« Faire du droit pour qu’à l’avenir le monde soit moins injuste »
La commission européenne a adopté le 23 février une proposition de directive sur le devoir de vigilance des entreprises en matière de durabilité. Ce texte va les contraindre à recenser, prévenir, et faire cesser ou atténuer les incidences négatives de leurs activités sur les droits de l’homme (travail des enfants et exploitation des travailleurs, par exemple) et sur l’environnement (pollution, perte de biodiversité, etc.).
Pour le Professeur Marie-Anne Frison-Roche, cette nouvelle avancée du droit de la compliance concrétise celui-ci comme une aide apportée aux entreprises qui ajustent en amont leur gouvernance au-delà des frontières européenne, s’éloignant de ce qui fut ses premiers pas, c’est-à-dire des sanctions.
Actu-Juridique : Ce projet de directive vous semble-t-il en mesure de faire progresser le respect des droits humains et la lutte contre le changement climatique ?
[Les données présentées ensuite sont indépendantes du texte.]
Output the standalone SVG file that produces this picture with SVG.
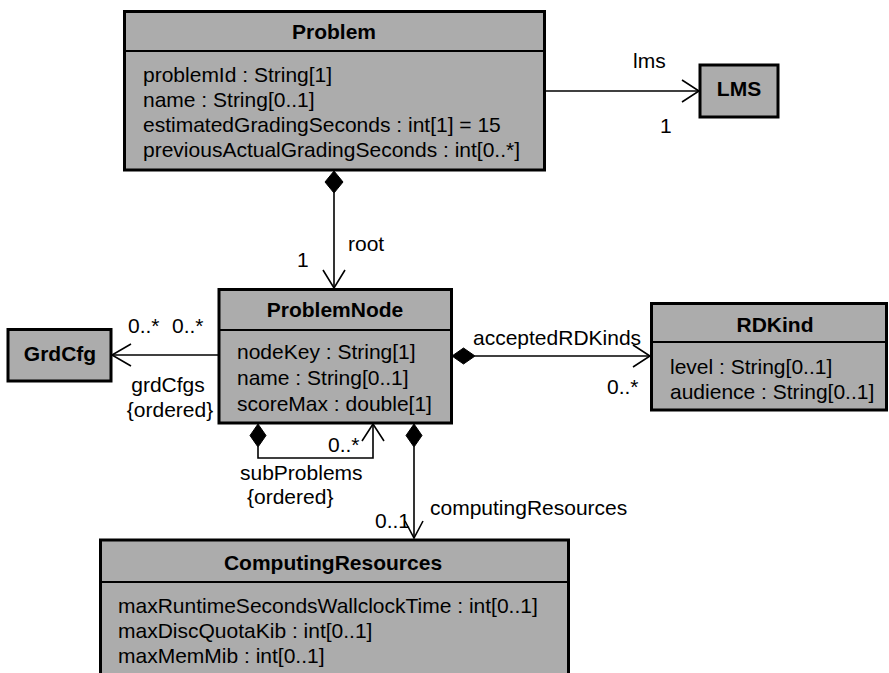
<svg xmlns="http://www.w3.org/2000/svg" width="889" height="673" viewBox="0 0 889 673">
  <style>
    text { font-family: "Liberation Sans", Arial, sans-serif; font-size: 21px; fill: #000; }
    .title { font-weight: bold; text-anchor: middle; }
    .box { fill: #acacac; stroke: #000; stroke-width: 3; }
    .sep { stroke: #000; stroke-width: 2; }
    .edge { fill: none; stroke: #000; stroke-width: 1.6; }
    .head { fill: none; stroke: #000; stroke-width: 1.6; }
    .dia { fill: #000; stroke: #000; stroke-width: 1; }
  </style>

  <rect width="889" height="673" fill="#fff"/>

  <!-- classes -->
  <g id="Problem">
    <rect class="box" x="124.5" y="11.5" width="420" height="158.5"/>
    <line class="sep" x1="124.5" y1="51" x2="544.5" y2="51"/>
    <text class="title" x="334" y="39">Problem</text>
    <text x="143" y="82">problemId : String[1]</text>
    <text x="143" y="107">name : String[0..1]</text>
    <text x="143" y="132">estimatedGradingSeconds : int[1] = 15</text>
    <text x="143" y="157">previousActualGradingSeconds : int[0..*]</text>
  </g>

  <g id="LMS">
    <rect class="box" x="700" y="65" width="78" height="52"/>
    <text class="title" x="739" y="96">LMS</text>
  </g>

  <g id="ProblemNode">
    <rect class="box" x="219" y="289.5" width="232.5" height="133.5"/>
    <line class="sep" x1="219" y1="330" x2="451.5" y2="330"/>
    <text class="title" x="335" y="317">ProblemNode</text>
    <text x="237" y="359">nodeKey : String[1]</text>
    <text x="237" y="385">name : String[0..1]</text>
    <text x="237" y="411">scoreMax : double[1]</text>
  </g>

  <g id="GrdCfg">
    <rect class="box" x="8" y="329.5" width="103" height="51.5"/>
    <text class="title" x="60" y="361">GrdCfg</text>
  </g>

  <g id="RDKind">
    <rect class="box" x="651.5" y="303.5" width="235" height="106.5"/>
    <line class="sep" x1="651.5" y1="342" x2="886.5" y2="342"/>
    <text class="title" x="775" y="332">RDKind</text>
    <text x="670" y="374">level : String[0..1]</text>
    <text x="670" y="399">audience : String[0..1]</text>
  </g>

  <g id="ComputingResources">
    <rect class="box" x="100.5" y="540" width="468" height="140"/>
    <line class="sep" x1="100.5" y1="582" x2="568.5" y2="582"/>
    <text class="title" x="333" y="570">ComputingResources</text>
    <text x="118" y="613">maxRuntimeSecondsWallclockTime : int[0..1]</text>
    <text x="118" y="638">maxDiscQuotaKib : int[0..1]</text>
    <text x="118" y="663">maxMemMib : int[0..1]</text>
  </g>

  <!-- associations -->
  <g id="connectors">
    <!-- Problem -> LMS -->
    <line class="edge" x1="546" y1="91" x2="699" y2="91"/>
    <polyline class="head" points="682,80 699,91 682,102"/>
    <text x="633" y="68">lms</text>
    <text x="660" y="133">1</text>

    <!-- Problem <>-> ProblemNode (root) -->
    <polygon class="dia" points="334,171 343,182 334,193 325,182"/>
    <line class="edge" x1="334" y1="193" x2="334" y2="288"/>
    <polyline class="head" points="323,270 334,288 345,270"/>
    <text x="348" y="251">root</text>
    <text x="297" y="267">1</text>

    <!-- ProblemNode -> GrdCfg -->
    <line class="edge" x1="218" y1="355" x2="112" y2="355"/>
    <polyline class="head" points="131,344 112,355 131,366"/>
    <text x="128" y="333">0..*</text>
    <text x="172" y="333">0..*</text>
    <text x="168" y="392" text-anchor="middle">grdCfgs</text>
    <text x="170" y="417" text-anchor="middle">{ordered}</text>

    <!-- ProblemNode <>-> RDKind -->
    <polygon class="dia" points="452,356 463.5,348 475,356 463.5,364"/>
    <line class="edge" x1="475" y1="356" x2="650" y2="356"/>
    <polyline class="head" points="633,345 650,356 633,367"/>
    <text x="473" y="345">acceptedRDKinds</text>
    <text x="607" y="394">0..*</text>

    <!-- ProblemNode <>-> ProblemNode (subProblems) -->
    <polygon class="dia" points="258,424 266,435.5 258,447 250,435.5"/>
    <polyline class="edge" points="258,447 258,458 373,458 373,424"/>
    <polyline class="head" points="362,441 373,424 384,441"/>
    <text x="328" y="452">0..*</text>
    <text x="240" y="480">subProblems</text>
    <text x="247" y="504">{ordered}</text>

    <!-- ProblemNode <>-> ComputingResources -->
    <polygon class="dia" points="414,424 422,435.5 414,447 406,435.5"/>
    <line class="edge" x1="414" y1="447" x2="414" y2="538"/>
    <polyline class="head" points="405,521 414,538 423,521"/>
    <text x="375" y="528">0..1</text>
    <text x="430" y="515">computingResources</text>
  </g>
</svg>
Marie-Anne Frison-Roche : L’Union européenne veut encourager les entreprises déjà résolues à agir préventivement dans les chaines de valeur, là où sont leurs fournisseurs, en détectant et en prévenant des atteintes à l’environnement et aux droits humains tout au long de la chaine d’approvisionnement. Plusieurs législations des Etats-membres l’ont déjà fait. La loi française dite « Vigilance » de 2017 est exemplaire de cela, demandant aux « entreprises donneuses d’ordre » de détecter et de prévenir ces atteintes chez ses fournisseurs, par des techniques juridiques de compliance recopiées de la loi dite « Sapin 2 » de 2016. Mais les entreprises ainsi « responsabilisées » qui adoptent ces comportements vertueux, soit forcées par la loi dont elles dépendent, soit volontairement (RSE, entreprise à mission) se heurtent à deux types de difficultés. D’une part, les législations nationales au sein de l’Union sont très variables, par exemple la loi allemande n’engage pas la responsabilité autonome de l’entreprise en raison du comportement d’un fournisseur, la loi française si. D’autre part, elles sont en compétition avec des entreprises qui, régies par d’autres systèmes juridiques, ne sont pas soumises à ces obligations, en Europe et hors de l’Europe. Ces-dernières bénéficient pourtant de chaînes de valeur devenues plus durables sans en avoir supporté le coût. La directive a donc deux buts : aider les entreprises vertueuses, notamment les entreprises françaises, en contraignant les autres et surtout les non-européennes aux mêmes obligations ; conforter d’une façon systémique « une économie soutenable et durable ».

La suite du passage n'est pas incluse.